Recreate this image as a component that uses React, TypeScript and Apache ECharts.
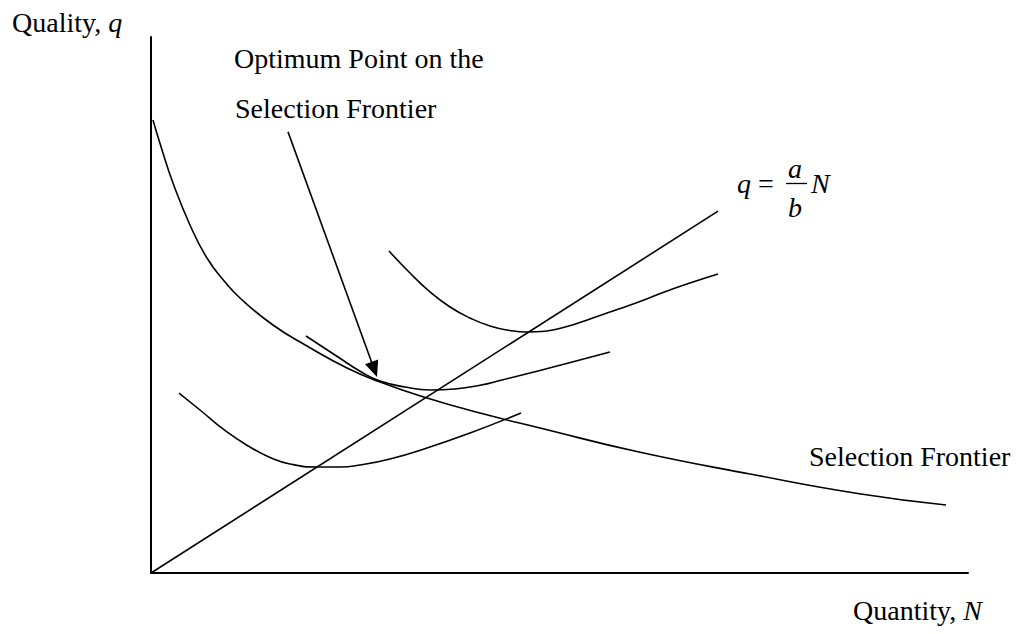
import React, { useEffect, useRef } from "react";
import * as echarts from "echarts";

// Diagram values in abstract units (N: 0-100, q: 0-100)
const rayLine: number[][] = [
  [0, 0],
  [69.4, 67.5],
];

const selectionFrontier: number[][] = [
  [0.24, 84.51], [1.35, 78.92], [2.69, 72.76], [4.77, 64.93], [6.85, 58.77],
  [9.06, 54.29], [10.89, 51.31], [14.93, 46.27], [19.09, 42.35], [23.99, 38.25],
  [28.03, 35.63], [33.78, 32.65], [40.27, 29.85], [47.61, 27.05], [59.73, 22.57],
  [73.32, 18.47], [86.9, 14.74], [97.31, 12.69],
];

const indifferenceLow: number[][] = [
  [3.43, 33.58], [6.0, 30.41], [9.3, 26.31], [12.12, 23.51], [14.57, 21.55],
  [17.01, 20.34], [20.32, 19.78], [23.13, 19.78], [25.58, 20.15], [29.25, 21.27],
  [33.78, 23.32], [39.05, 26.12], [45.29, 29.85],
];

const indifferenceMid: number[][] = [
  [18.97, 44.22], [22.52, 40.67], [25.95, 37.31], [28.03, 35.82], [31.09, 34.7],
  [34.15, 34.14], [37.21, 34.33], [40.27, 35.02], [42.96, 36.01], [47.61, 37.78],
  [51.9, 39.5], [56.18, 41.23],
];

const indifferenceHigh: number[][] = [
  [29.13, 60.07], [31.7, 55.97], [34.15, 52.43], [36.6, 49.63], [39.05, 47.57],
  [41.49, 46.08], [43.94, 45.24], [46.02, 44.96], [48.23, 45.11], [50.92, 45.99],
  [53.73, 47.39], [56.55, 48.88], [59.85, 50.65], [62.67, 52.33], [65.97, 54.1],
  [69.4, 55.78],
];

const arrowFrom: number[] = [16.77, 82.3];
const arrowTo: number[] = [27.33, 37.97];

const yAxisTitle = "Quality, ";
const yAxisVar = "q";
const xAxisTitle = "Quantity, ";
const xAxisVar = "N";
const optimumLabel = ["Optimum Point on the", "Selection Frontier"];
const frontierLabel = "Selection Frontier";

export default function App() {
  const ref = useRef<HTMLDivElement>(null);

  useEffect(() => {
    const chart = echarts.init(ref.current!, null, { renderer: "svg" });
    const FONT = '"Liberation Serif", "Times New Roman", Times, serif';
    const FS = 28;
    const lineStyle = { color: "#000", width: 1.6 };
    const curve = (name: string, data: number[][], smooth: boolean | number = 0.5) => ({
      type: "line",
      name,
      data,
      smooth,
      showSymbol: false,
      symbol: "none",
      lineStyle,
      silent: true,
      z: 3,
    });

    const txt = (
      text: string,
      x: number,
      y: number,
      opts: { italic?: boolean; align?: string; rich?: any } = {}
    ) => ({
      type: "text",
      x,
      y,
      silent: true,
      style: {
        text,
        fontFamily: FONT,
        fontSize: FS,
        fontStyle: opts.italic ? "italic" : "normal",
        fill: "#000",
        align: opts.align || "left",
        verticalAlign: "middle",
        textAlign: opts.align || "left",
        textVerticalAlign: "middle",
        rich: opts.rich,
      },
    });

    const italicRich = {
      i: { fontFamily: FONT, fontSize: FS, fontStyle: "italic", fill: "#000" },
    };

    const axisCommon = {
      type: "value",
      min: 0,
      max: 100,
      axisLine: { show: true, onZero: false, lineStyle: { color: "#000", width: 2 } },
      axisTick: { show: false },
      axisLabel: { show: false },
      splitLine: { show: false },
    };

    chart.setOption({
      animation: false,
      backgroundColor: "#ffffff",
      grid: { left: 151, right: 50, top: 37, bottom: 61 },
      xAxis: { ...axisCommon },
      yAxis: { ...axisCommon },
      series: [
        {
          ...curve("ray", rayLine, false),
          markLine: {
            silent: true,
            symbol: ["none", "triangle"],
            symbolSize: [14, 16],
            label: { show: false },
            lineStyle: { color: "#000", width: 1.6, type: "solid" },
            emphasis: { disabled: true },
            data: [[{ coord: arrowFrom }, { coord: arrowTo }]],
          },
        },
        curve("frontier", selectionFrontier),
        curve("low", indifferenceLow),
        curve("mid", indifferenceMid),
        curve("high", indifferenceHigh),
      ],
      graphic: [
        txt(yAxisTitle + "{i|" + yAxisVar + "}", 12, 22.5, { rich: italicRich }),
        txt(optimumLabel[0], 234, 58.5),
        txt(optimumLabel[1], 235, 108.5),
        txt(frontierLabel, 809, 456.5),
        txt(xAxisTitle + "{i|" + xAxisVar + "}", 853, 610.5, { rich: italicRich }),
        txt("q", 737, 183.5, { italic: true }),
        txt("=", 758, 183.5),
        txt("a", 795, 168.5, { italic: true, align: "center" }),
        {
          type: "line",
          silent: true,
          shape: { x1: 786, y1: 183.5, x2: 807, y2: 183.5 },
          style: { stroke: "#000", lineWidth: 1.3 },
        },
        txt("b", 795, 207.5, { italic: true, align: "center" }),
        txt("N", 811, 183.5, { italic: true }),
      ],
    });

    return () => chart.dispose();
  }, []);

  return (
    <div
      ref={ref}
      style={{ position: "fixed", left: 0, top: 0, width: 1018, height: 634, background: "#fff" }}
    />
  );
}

### [Description of the task]
Without the pictures, repeat the listing above exactly.

### [Exercise output]
Recreate this image as a component that uses React, TypeScript and Apache ECharts.
import React, { useEffect, useRef } from "react";
import * as echarts from "echarts";

// Diagram values in abstract units (N: 0-100, q: 0-100)
const rayLine: number[][] = [
  [0, 0],
  [69.4, 67.5],
];

const selectionFrontier: number[][] = [
  [0.24, 84.51], [1.35, 78.92], [2.69, 72.76], [4.77, 64.93], [6.85, 58.77],
  [9.06, 54.29], [10.89, 51.31], [14.93, 46.27], [19.09, 42.35], [23.99, 38.25],
  [28.03, 35.63], [33.78, 32.65], [40.27, 29.85], [47.61, 27.05], [59.73, 22.57],
  [73.32, 18.47], [86.9, 14.74], [97.31, 12.69],
];

const indifferenceLow: number[][] = [
  [3.43, 33.58], [6.0, 30.41], [9.3, 26.31], [12.12, 23.51], [14.57, 21.55],
  [17.01, 20.34], [20.32, 19.78], [23.13, 19.78], [25.58, 20.15], [29.25, 21.27],
  [33.78, 23.32], [39.05, 26.12], [45.29, 29.85],
];

const indifferenceMid: number[][] = [
  [18.97, 44.22], [22.52, 40.67], [25.95, 37.31], [28.03, 35.82], [31.09, 34.7],
  [34.15, 34.14], [37.21, 34.33], [40.27, 35.02], [42.96, 36.01], [47.61, 37.78],
  [51.9, 39.5], [56.18, 41.23],
];

const indifferenceHigh: number[][] = [
  [29.13, 60.07], [31.7, 55.97], [34.15, 52.43], [36.6, 49.63], [39.05, 47.57],
  [41.49, 46.08], [43.94, 45.24], [46.02, 44.96], [48.23, 45.11], [50.92, 45.99],
  [53.73, 47.39], [56.55, 48.88], [59.85, 50.65], [62.67, 52.33], [65.97, 54.1],
  [69.4, 55.78],
];

const arrowFrom: number[] = [16.77, 82.3];
const arrowTo: number[] = [27.33, 37.97];

const yAxisTitle = "Quality, ";
const yAxisVar = "q";
const xAxisTitle = "Quantity, ";
const xAxisVar = "N";
const optimumLabel = ["Optimum Point on the", "Selection Frontier"];
const frontierLabel = "Selection Frontier";

export default function App() {
  const ref = useRef<HTMLDivElement>(null);

  useEffect(() => {
    const chart = echarts.init(ref.current!, null, { renderer: "svg" });
    const FONT = '"Liberation Serif", "Times New Roman", Times, serif';
    const FS = 28;
    const lineStyle = { color: "#000", width: 1.6 };
    const curve = (name: string, data: number[][], smooth: boolean | number = 0.5) => ({
      type: "line",
      name,
      data,
      smooth,
      showSymbol: false,
      symbol: "none",
      lineStyle,
      silent: true,
      z: 3,
    });

    const txt = (
      text: string,
      x: number,
      y: number,
      opts: { italic?: boolean; align?: string; rich?: any } = {}
    ) => ({
      type: "text",
      x,
      y,
      silent: true,
      style: {
        text,
        fontFamily: FONT,
        fontSize: FS,
        fontStyle: opts.italic ? "italic" : "normal",
        fill: "#000",
        align: opts.align || "left",
        verticalAlign: "middle",
        textAlign: opts.align || "left",
        textVerticalAlign: "middle",
        rich: opts.rich,
      },
    });

    const italicRich = {
      i: { fontFamily: FONT, fontSize: FS, fontStyle: "italic", fill: "#000" },
    };

    const axisCommon = {
      type: "value",
      min: 0,
      max: 100,
      axisLine: { show: true, onZero: false, lineStyle: { color: "#000", width: 2 } },
      axisTick: { show: false },
      axisLabel: { show: false },
      splitLine: { show: false },
    };

    chart.setOption({
      animation: false,
      backgroundColor: "#ffffff",
      grid: { left: 151, right: 50, top: 37, bottom: 61 },
      xAxis: { ...axisCommon },
      yAxis: { ...axisCommon },
      series: [
        {
          ...curve("ray", rayLine, false),
          markLine: {
            silent: true,
            symbol: ["none", "triangle"],
            symbolSize: [14, 16],
            label: { show: false },
            lineStyle: { color: "#000", width: 1.6, type: "solid" },
            emphasis: { disabled: true },
            data: [[{ coord: arrowFrom }, { coord: arrowTo }]],
          },
        },
        curve("frontier", selectionFrontier),
        curve("low", indifferenceLow),
        curve("mid", indifferenceMid),
        curve("high", indifferenceHigh),
      ],
      graphic: [
        txt(yAxisTitle + "{i|" + yAxisVar + "}", 12, 22.5, { rich: italicRich }),
        txt(optimumLabel[0], 234, 58.5),
        txt(optimumLabel[1], 235, 108.5),
        txt(frontierLabel, 809, 456.5),
        txt(xAxisTitle + "{i|" + xAxisVar + "}", 853, 610.5, { rich: italicRich }),
        txt("q", 737, 183.5, { italic: true }),
        txt("=", 758, 183.5),
        txt("a", 795, 168.5, { italic: true, align: "center" }),
        {
          type: "line",
          silent: true,
          shape: { x1: 786, y1: 183.5, x2: 807, y2: 183.5 },
          style: { stroke: "#000", lineWidth: 1.3 },
        },
        txt("b", 795, 207.5, { italic: true, align: "center" }),
        txt("N", 811, 183.5, { italic: true }),
      ],
    });

    return () => chart.dispose();
  }, []);

  return (
    <div
      ref={ref}
      style={{ position: "fixed", left: 0, top: 0, width: 1018, height: 634, background: "#fff" }}
    />
  );
}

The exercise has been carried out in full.